_Goal_
Quote the records beneath, complete and exact. Leave out images.
************
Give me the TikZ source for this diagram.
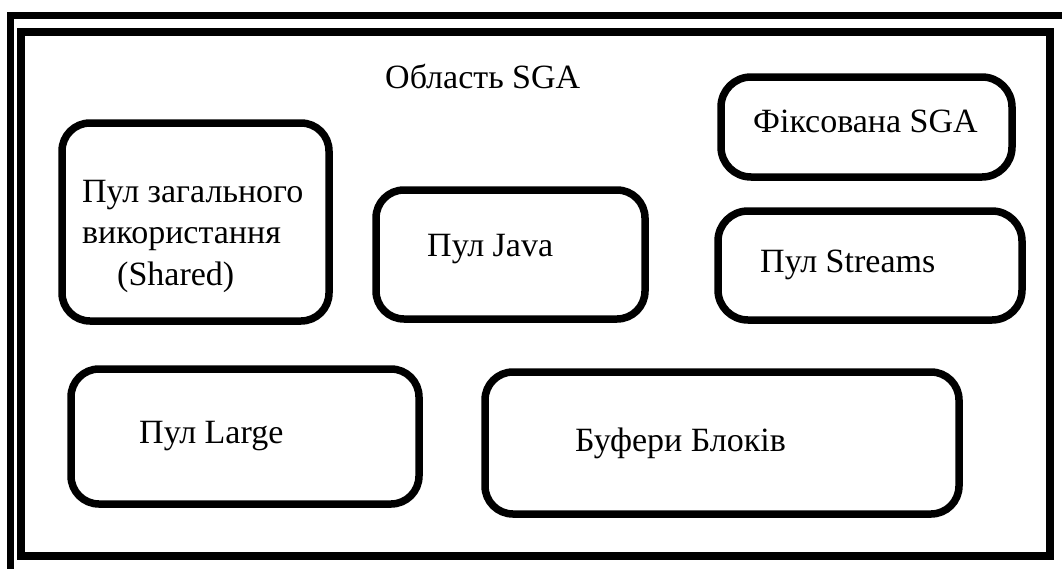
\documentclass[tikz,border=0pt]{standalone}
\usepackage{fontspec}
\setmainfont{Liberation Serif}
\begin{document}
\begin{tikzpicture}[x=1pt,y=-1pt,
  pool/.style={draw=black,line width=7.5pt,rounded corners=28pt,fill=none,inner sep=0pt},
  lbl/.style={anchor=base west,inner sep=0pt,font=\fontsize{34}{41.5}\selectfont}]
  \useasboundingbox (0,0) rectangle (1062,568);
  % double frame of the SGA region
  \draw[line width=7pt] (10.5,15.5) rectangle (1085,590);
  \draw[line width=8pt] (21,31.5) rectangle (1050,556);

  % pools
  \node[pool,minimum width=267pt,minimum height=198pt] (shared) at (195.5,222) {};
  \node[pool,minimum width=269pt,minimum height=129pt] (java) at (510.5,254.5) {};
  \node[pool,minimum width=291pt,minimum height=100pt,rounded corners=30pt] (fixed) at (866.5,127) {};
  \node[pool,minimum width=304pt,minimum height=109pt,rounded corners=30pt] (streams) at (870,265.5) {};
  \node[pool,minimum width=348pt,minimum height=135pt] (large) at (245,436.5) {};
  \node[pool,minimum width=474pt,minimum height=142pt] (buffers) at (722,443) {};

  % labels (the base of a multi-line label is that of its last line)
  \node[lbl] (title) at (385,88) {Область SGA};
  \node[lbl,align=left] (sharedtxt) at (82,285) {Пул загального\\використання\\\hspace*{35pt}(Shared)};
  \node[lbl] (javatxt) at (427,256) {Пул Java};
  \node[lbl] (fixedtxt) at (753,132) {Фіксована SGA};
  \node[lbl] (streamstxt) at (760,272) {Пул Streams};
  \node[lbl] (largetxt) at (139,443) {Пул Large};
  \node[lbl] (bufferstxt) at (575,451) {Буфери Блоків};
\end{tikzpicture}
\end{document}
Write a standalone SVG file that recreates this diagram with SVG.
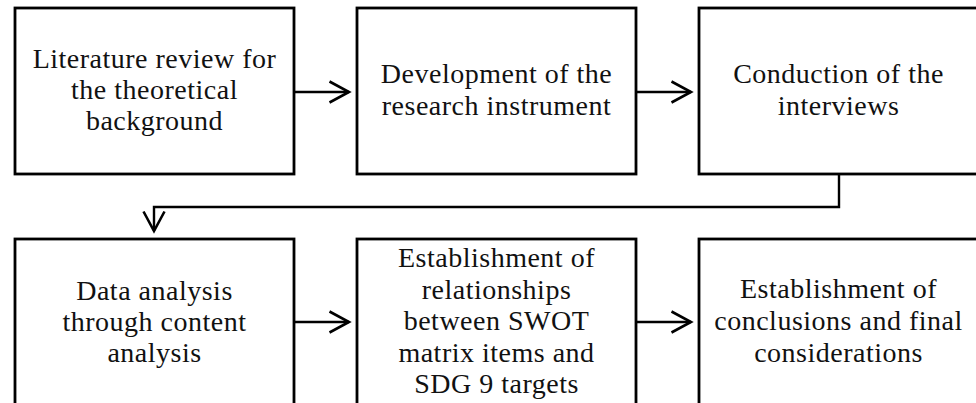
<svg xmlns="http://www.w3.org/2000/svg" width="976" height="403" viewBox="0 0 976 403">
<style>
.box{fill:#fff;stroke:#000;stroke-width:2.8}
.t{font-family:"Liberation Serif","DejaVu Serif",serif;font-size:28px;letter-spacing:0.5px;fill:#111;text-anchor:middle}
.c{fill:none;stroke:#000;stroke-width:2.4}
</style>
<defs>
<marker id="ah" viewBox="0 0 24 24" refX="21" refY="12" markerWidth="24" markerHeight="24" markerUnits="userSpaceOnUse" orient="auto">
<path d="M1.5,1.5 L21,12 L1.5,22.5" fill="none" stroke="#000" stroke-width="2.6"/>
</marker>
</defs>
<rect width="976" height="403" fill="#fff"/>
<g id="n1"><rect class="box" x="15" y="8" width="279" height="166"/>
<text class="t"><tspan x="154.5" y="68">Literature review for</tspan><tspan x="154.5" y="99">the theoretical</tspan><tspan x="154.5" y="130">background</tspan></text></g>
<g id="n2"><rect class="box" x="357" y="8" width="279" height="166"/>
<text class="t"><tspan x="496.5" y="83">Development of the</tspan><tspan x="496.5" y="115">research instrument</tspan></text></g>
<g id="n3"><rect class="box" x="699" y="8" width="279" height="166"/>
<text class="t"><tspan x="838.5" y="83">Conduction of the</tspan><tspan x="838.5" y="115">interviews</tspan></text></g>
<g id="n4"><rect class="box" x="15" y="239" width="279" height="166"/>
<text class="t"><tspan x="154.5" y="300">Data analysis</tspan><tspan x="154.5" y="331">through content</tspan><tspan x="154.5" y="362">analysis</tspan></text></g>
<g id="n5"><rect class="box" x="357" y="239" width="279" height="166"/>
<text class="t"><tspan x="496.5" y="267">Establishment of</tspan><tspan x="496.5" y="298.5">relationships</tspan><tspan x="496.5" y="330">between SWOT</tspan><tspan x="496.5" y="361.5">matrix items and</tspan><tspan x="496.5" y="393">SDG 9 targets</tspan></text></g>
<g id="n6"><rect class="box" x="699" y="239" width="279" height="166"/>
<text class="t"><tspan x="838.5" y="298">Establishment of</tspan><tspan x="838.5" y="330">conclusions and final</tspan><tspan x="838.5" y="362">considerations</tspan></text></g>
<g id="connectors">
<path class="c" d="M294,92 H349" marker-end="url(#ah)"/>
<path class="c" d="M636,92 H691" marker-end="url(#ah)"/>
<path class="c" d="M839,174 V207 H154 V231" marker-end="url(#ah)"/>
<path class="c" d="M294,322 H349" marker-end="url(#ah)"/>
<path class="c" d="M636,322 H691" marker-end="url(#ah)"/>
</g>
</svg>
************
_Full output_
Give me the TikZ source for this diagram.
\documentclass[tikz,border=0pt]{standalone}
\usepackage{fontspec}
\setmainfont{Liberation Serif}
\begin{document}
\begin{tikzpicture}[x=1pt,y=-1pt,
  pool/.style={draw=black,line width=7.5pt,rounded corners=28pt,fill=none,inner sep=0pt},
  lbl/.style={anchor=base west,inner sep=0pt,font=\fontsize{34}{41.5}\selectfont}]
  \useasboundingbox (0,0) rectangle (1062,568);
  % double frame of the SGA region
  \draw[line width=7pt] (10.5,15.5) rectangle (1085,590);
  \draw[line width=8pt] (21,31.5) rectangle (1050,556);

  % pools
  \node[pool,minimum width=267pt,minimum height=198pt] (shared) at (195.5,222) {};
  \node[pool,minimum width=269pt,minimum height=129pt] (java) at (510.5,254.5) {};
  \node[pool,minimum width=291pt,minimum height=100pt,rounded corners=30pt] (fixed) at (866.5,127) {};
  \node[pool,minimum width=304pt,minimum height=109pt,rounded corners=30pt] (streams) at (870,265.5) {};
  \node[pool,minimum width=348pt,minimum height=135pt] (large) at (245,436.5) {};
  \node[pool,minimum width=474pt,minimum height=142pt] (buffers) at (722,443) {};

  % labels (the base of a multi-line label is that of its last line)
  \node[lbl] (title) at (385,88) {Область SGA};
  \node[lbl,align=left] (sharedtxt) at (82,285) {Пул загального\\використання\\\hspace*{35pt}(Shared)};
  \node[lbl] (javatxt) at (427,256) {Пул Java};
  \node[lbl] (fixedtxt) at (753,132) {Фіксована SGA};
  \node[lbl] (streamstxt) at (760,272) {Пул Streams};
  \node[lbl] (largetxt) at (139,443) {Пул Large};
  \node[lbl] (bufferstxt) at (575,451) {Буфери Блоків};
\end{tikzpicture}
\end{document}
Write a standalone SVG file that recreates this diagram with SVG.
<svg xmlns="http://www.w3.org/2000/svg" width="976" height="403" viewBox="0 0 976 403">
<style>
.box{fill:#fff;stroke:#000;stroke-width:2.8}
.t{font-family:"Liberation Serif","DejaVu Serif",serif;font-size:28px;letter-spacing:0.5px;fill:#111;text-anchor:middle}
.c{fill:none;stroke:#000;stroke-width:2.4}
</style>
<defs>
<marker id="ah" viewBox="0 0 24 24" refX="21" refY="12" markerWidth="24" markerHeight="24" markerUnits="userSpaceOnUse" orient="auto">
<path d="M1.5,1.5 L21,12 L1.5,22.5" fill="none" stroke="#000" stroke-width="2.6"/>
</marker>
</defs>
<rect width="976" height="403" fill="#fff"/>
<g id="n1"><rect class="box" x="15" y="8" width="279" height="166"/>
<text class="t"><tspan x="154.5" y="68">Literature review for</tspan><tspan x="154.5" y="99">the theoretical</tspan><tspan x="154.5" y="130">background</tspan></text></g>
<g id="n2"><rect class="box" x="357" y="8" width="279" height="166"/>
<text class="t"><tspan x="496.5" y="83">Development of the</tspan><tspan x="496.5" y="115">research instrument</tspan></text></g>
<g id="n3"><rect class="box" x="699" y="8" width="279" height="166"/>
<text class="t"><tspan x="838.5" y="83">Conduction of the</tspan><tspan x="838.5" y="115">interviews</tspan></text></g>
<g id="n4"><rect class="box" x="15" y="239" width="279" height="166"/>
<text class="t"><tspan x="154.5" y="300">Data analysis</tspan><tspan x="154.5" y="331">through content</tspan><tspan x="154.5" y="362">analysis</tspan></text></g>
<g id="n5"><rect class="box" x="357" y="239" width="279" height="166"/>
<text class="t"><tspan x="496.5" y="267">Establishment of</tspan><tspan x="496.5" y="298.5">relationships</tspan><tspan x="496.5" y="330">between SWOT</tspan><tspan x="496.5" y="361.5">matrix items and</tspan><tspan x="496.5" y="393">SDG 9 targets</tspan></text></g>
<g id="n6"><rect class="box" x="699" y="239" width="279" height="166"/>
<text class="t"><tspan x="838.5" y="298">Establishment of</tspan><tspan x="838.5" y="330">conclusions and final</tspan><tspan x="838.5" y="362">considerations</tspan></text></g>
<g id="connectors">
<path class="c" d="M294,92 H349" marker-end="url(#ah)"/>
<path class="c" d="M636,92 H691" marker-end="url(#ah)"/>
<path class="c" d="M839,174 V207 H154 V231" marker-end="url(#ah)"/>
<path class="c" d="M294,322 H349" marker-end="url(#ah)"/>
<path class="c" d="M636,322 H691" marker-end="url(#ah)"/>
</g>
</svg>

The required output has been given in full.